When security incidents strike, the difference between a quick fix and a lasting solution often comes down to asking the right questions. Systems engineer Veeraprakash Vadamalai reveals how the “5 Whys” approach helps teams drill down to root causes, transforming reactive incident response into proactive risk prevention.
In 2025’s complex technological landscape, the “5 Whys” technique has emerged as an invaluable tool for incident management and system reliability. This systematic approach to root-cause analysis helps organizations move beyond surface-level problem-solving to address fundamental issues that could lead to future incidents.
In this technique, teams repeatedly ask “why” to drill down to the root cause of an incident. While the number five isn’t strict, it represents the typical depth needed to reach the underlying cause. Each answer forms the basis for the next question, creating a chain of causality that often reveals surprising connections.

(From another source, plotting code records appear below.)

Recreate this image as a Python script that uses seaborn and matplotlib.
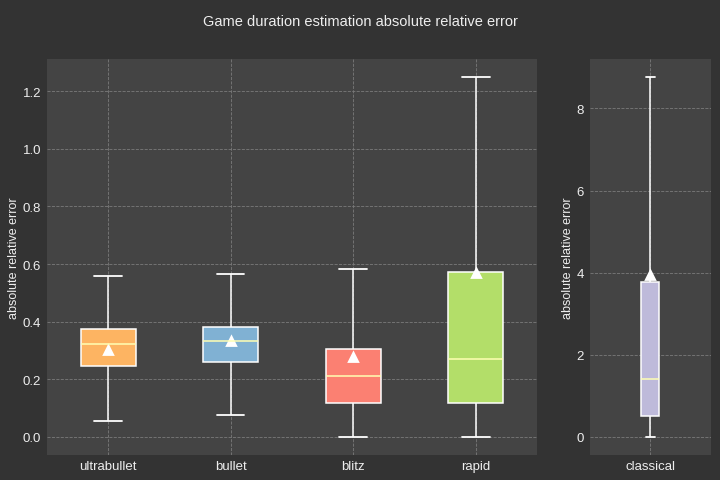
import matplotlib
matplotlib.use("Agg")
import matplotlib.pyplot as plt
import seaborn as sns
import pandas as pd

# five-number summaries (min, q1, median, q3, max) and means
categories = ['ultrabullet', 'bullet', 'blitz', 'rapid']
lows = [0.055, 0.076, 0.0, 0.0]
q1s = [0.246, 0.260, 0.118, 0.118]
medians = [0.323, 0.333, 0.212, 0.270]
q3s = [0.375, 0.381, 0.305, 0.572]
highs = [0.558, 0.565, 0.583, 1.249]
means = [0.302, 0.333, 0.277, 0.569]

classical_cat = ['classical']
classical_low = [0.0]
classical_q1 = [0.51]
classical_median = [1.41]
classical_q3 = [3.77]
classical_high = [8.76]
classical_mean = [3.94]

colors = ['#fdb462', '#80b1d3', '#fb8072', '#b3de69']
classical_color = ['#bebada']

sns.set_theme(style="dark", rc={
    'figure.facecolor': '#333333',
    'axes.facecolor': '#444444',
    'axes.edgecolor': '#444444',
    'axes.grid': True,
    'grid.color': '#7a7a7a',
    'grid.linestyle': '--',
    'grid.linewidth': 0.6,
    'text.color': '#eeeeee',
    'axes.labelcolor': '#eeeeee',
    'xtick.color': '#eeeeee',
    'ytick.color': '#eeeeee',
    'xtick.major.size': 0,
    'ytick.major.size': 0,
    'ytick.major.pad': 4,
})
plt.rcParams['font.family'] = ['Liberation Sans', 'DejaVu Sans']


def long_table(cats, lo, a, m, b, hi):
    rows = []
    for i, c in enumerate(cats):
        for v in (lo[i], a[i], m[i], b[i], hi[i]):
            rows.append({'mode': c, 'err': v})
    return pd.DataFrame(rows)


def draw(ax, df, cats, pal, mean_vals, width):
    sns.boxplot(data=df, x='mode', y='err', hue='mode', order=cats, palette=pal,
                saturation=1, width=width, whis=(0, 100), linecolor='white',
                linewidth=1.1, legend=False, ax=ax,
                medianprops={'color': '#ffffb3', 'linewidth': 1.1},
                capprops={'color': 'white', 'linewidth': 1.3})
    sns.pointplot(x=cats, y=mean_vals, order=cats, linestyle='none', marker='^',
                  color='white', markersize=5.5, ax=ax, errorbar=None)
    ax.set_xlabel('')
    ax.set_ylabel('absolute relative error', fontsize=9, labelpad=2)
    ax.grid(True, axis='both')
    ax.tick_params(labelsize=9.5)
    ax.set_axisbelow(True)
    for s in ax.spines.values():
        s.set_visible(False)


fig = plt.figure(figsize=(7.2, 4.81), dpi=100)
ax1 = fig.add_axes([0.065, 0.052, 0.681, 0.823])
ax2 = fig.add_axes([0.819, 0.052, 0.168, 0.823])

draw(ax1, long_table(categories, lows, q1s, medians, q3s, highs),
     categories, colors, means, 0.45)
draw(ax2, long_table(classical_cat, classical_low, classical_q1, classical_median,
                     classical_q3, classical_high),
     classical_cat, classical_color, classical_mean, 0.15)
ax2.set_xlim(-0.5, 0.5)

fig.suptitle('Game duration estimation absolute relative error', fontsize=10.5, y=0.968)
fig.savefig('out.png', dpi=100, facecolor=fig.get_facecolor())
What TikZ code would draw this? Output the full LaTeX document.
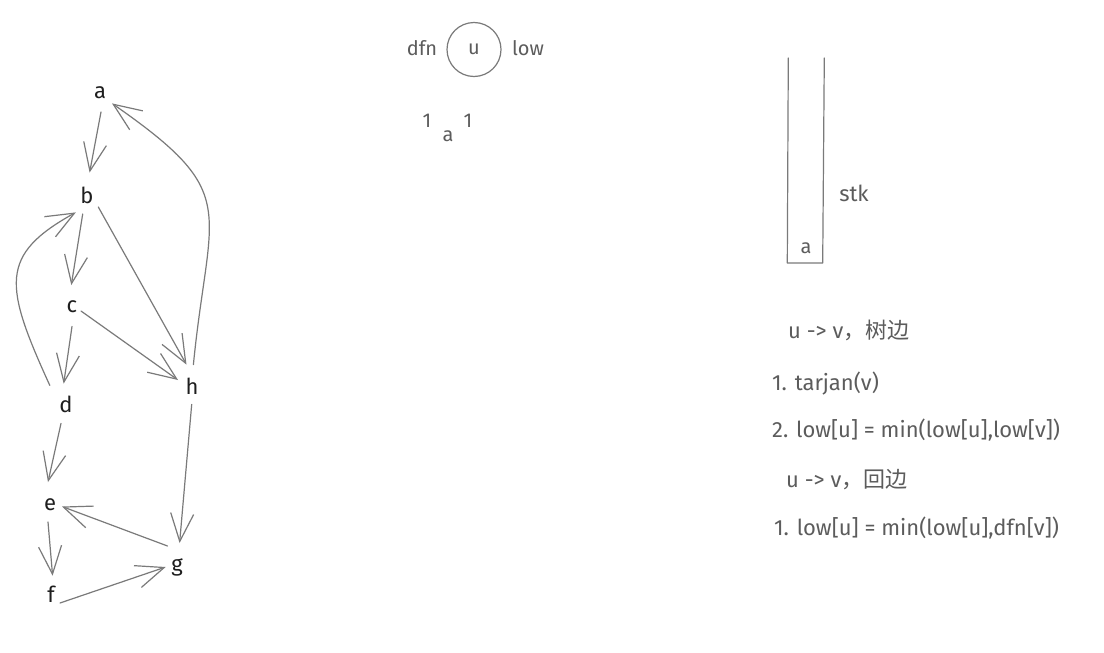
\documentclass[tikz,border=0pt]{standalone}
\usepackage{fontspec}
\setmainfont{Fira Sans}
\newfontfamily\cjk{Noto Sans CJK SC}
\usetikzlibrary{arrows.meta,calc}
\definecolor{inkblack}{HTML}{1E1E1E}
\definecolor{inkgray}{HTML}{5C5C5C}
\definecolor{linegray}{HTML}{7A7A7A}
\begin{document}
\begin{tikzpicture}[x=1pt,y=-1pt,
  lbl/.style={inner sep=0pt, text=inkblack, font=\fontsize{22}{26}\selectfont},
  note/.style={inner sep=0pt, text=inkgray, font=\fontsize{22}{26}\selectfont, anchor=base west},
  small/.style={inner sep=0pt, text=inkgray, font=\fontsize{20}{24}\selectfont, anchor=base},
  edge/.style={draw=linegray, line width=1.2pt, line cap=round, -{Straight Barb[length=28pt,width=23pt]}},
  plain/.style={draw=linegray, line width=1.2pt, line cap=round, line join=round}]
\useasboundingbox (0,0) rectangle (1104,653);
\fill[white] (0,0) rectangle (1104,653);

% graph nodes
\node[lbl] (a) at (100,93) {a};
\node[lbl] (b) at (87,195) {b};
\node[lbl] (c) at (72,307) {c};
\node[lbl] (d) at (66,404) {d};
\node[lbl] (h) at (192,386) {h};
\node[lbl] (e) at (50,505) {e};
\node[lbl] (g) at (177,567) {g};
\node[lbl] (f) at (51,594) {f};

% graph edges
\draw[edge] ($(a)+(1,19)$) -- ($(b)+(2.6,-22.4)$);
\draw[edge] ($(b)+(-4.3,19)$) -- ($(c)+(-0.7,-22)$);
\draw[edge] ($(b)+(11.3,12)$) -- ($(h)+(-5.5,-21.4)$);
\draw[edge] ($(c)+(9,4)$) -- ($(h)+(-14,-6)$);
\draw[edge] ($(c)+(0,19.5)$) -- ($(d)+(-2.3,-20.4)$);
\draw[edge] ($(d)+(-16.2,-18.6)$) .. controls ($(d)+(-62,-119)$) and ($(b)+(-88,60)$) .. ($(b)+(-11.2,17.4)$);
\draw[edge] ($(d)+(-5,19.4)$) -- ($(e)+(-2,-23)$);
\draw[edge] ($(h)+(-0.3,18.4)$) -- ($(g)+(2.6,-24)$);
\draw[edge] ($(g)+(-9.5,-21)$) -- ($(e)+(12,1.5)$);
\draw[edge] ($(f)+(9,9)$) -- ($(g)+(-11.3,0)$);
\draw[edge] ($(e)+(-2,17)$) -- ($(f)+(1.6,-18.3)$);
\draw[edge] ($(h)+(1.4,-21.4)$) .. controls ($(h)+(17,-180.6)$) and ($(a)+(143,101.6)$) .. ($(a)+(12,10.4)$);

% legend circle
\node[small] (dfn) at (422,56) {dfn};
\node[circle, draw=linegray, line width=1.2pt, minimum size=54pt, inner sep=0pt,
      text=inkgray, font=\fontsize{20}{24}\selectfont] (u) at (474,49.5) {u};
\node[small] (low) at (528,56) {low};
\node[small] (dfnval) at (427,127) {1};
\node[small] (aname) at (448,141.7) {a};
\node[small] (lowval) at (468,127) {1};

% stack
\coordinate (stl) at (788.3,58);
\coordinate (sbl) at (787.3,263);
\coordinate (sbr) at (822.7,263);
\coordinate (str) at (824.3,58);
\draw[plain] (stl) -- (sbl) -- (sbr) -- (str);
\node[small] (stka) at (806,253) {a};
\node[small, font=\fontsize{22}{26}\selectfont] (stk) at (854,201.7) {stk};

% notes
\node[note] (n1) at (788,338) {u -> v{\cjk ，树边}};
\node[note] (n2) at (772,390) {1. tarjan(v)};
\node[note] (n3) at (772,437) {2. low[u] = min(low[u],low[v])};
\node[note] (n4) at (786,487) {u -> v{\cjk ，回边}};
\node[note] (n5) at (774,535) {1. low[u] = min(low[u],dfn[v])};
\end{tikzpicture}
\end{document}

When implementing the 5 Whys in today’s distributed systems, teams typically start with the visible incident and work backward.
For example:
- Why did the service fail? Because the database connection pool was exhausted.
- Why was the connection pool exhausted? Because too many concurrent requests were maintaining open connections.
- Why were there too many open connections? Because the connection release logic wasn’t executing properly.
- Why wasn’t the release logic executing? Because error handling in the middleware didn’t account for timeout scenarios.
- Why wasn’t timeout handling implemented? Because the team lacked a comprehensive timeout management strategy.
Organizations can combine the 5 Whys with advanced monitoring and observability tools that provide valuable data to support each why with concrete evidence. This integration helps teams validate their assumptions and ensure the accuracy of their root-cause analysis.
This technique is particularly valuable because it often reveals non-technical root causes. What might start as an apparent technical failure could lead to discoveries about process gaps, training needs or communication issues. This comprehensive view helps organizations build more resilient systems and teams.
Federal Cyber Safety Review Board Sacked
DHS panel had recently released scathing Microsoft report & was studying Salt Typhoon hacker group
Read moreDetailsBest practices for implementation
- Document everything: Maintain detailed records of each analysis, including the chain of questioning and supporting evidence.
- Involve cross-functional teams: Include perspectives from development, operations and business stakeholders to ensure comprehensive analysis.
- Focus on systems, not people: Frame questions to examine process and system failures rather than assigning individual blame.
- Validate assumptions: Use monitoring data and logs to verify each conclusion in the chain of questioning.
Insights gained through the 5 Whys directly inform proactive resilience strategies. Organizations use these findings to enhance their monitoring systems, update automated recovery procedures and improve chaos engineering scenarios. The technique helps identify potential failure points before they cause actual incidents.
Measuring the success of the 5 Whys technique requires tracking multiple key performance indicators that collectively paint a picture of effectiveness. Organizations should monitor the reduction in incident recurrence, as this directly demonstrates whether root causes are being properly identified and addressed. The improvement in mean time to recover (MTTR) indicates enhanced team preparedness and the effectiveness of implemented solutions. Teams should also evaluate the quality and completeness of their root-cause analysis reports, ensuring they provide comprehensive insights and actionable recommendations.
Finally, tracking the implementation rate of preventive measures reveals how well the organization translates insights into concrete system improvements. Together, these metrics provide tangible evidence of the technique’s impact on system reliability and team performance, while highlighting areas where the process might need refinement.
By implementing the 5 Whys technique, companies can help foster a culture of continuous improvement. Teams become more proactive in identifying potential issues and more thorough in their problem-solving approach. This cultural shift supports the broader goal of building system resilience.
As systems continue to grow in complexity, the 5 Whys technique remains relevant by adapting to new challenges. Organizations are incorporating machine learning to suggest potential lines of questioning and correlate similar incidents. This evolution ensures the technique continues to provide value in an increasingly automated world.
The 5 Whys technique, while simple in concept, provides a powerful framework for understanding and preventing system failures. By combining this traditional approach with modern tools and practices, organizations can build more reliable systems and more capable teams. As we progress through 2025, this systematic approach to root cause analysis remains a crucial element in the broader strategy of proactive system resilience.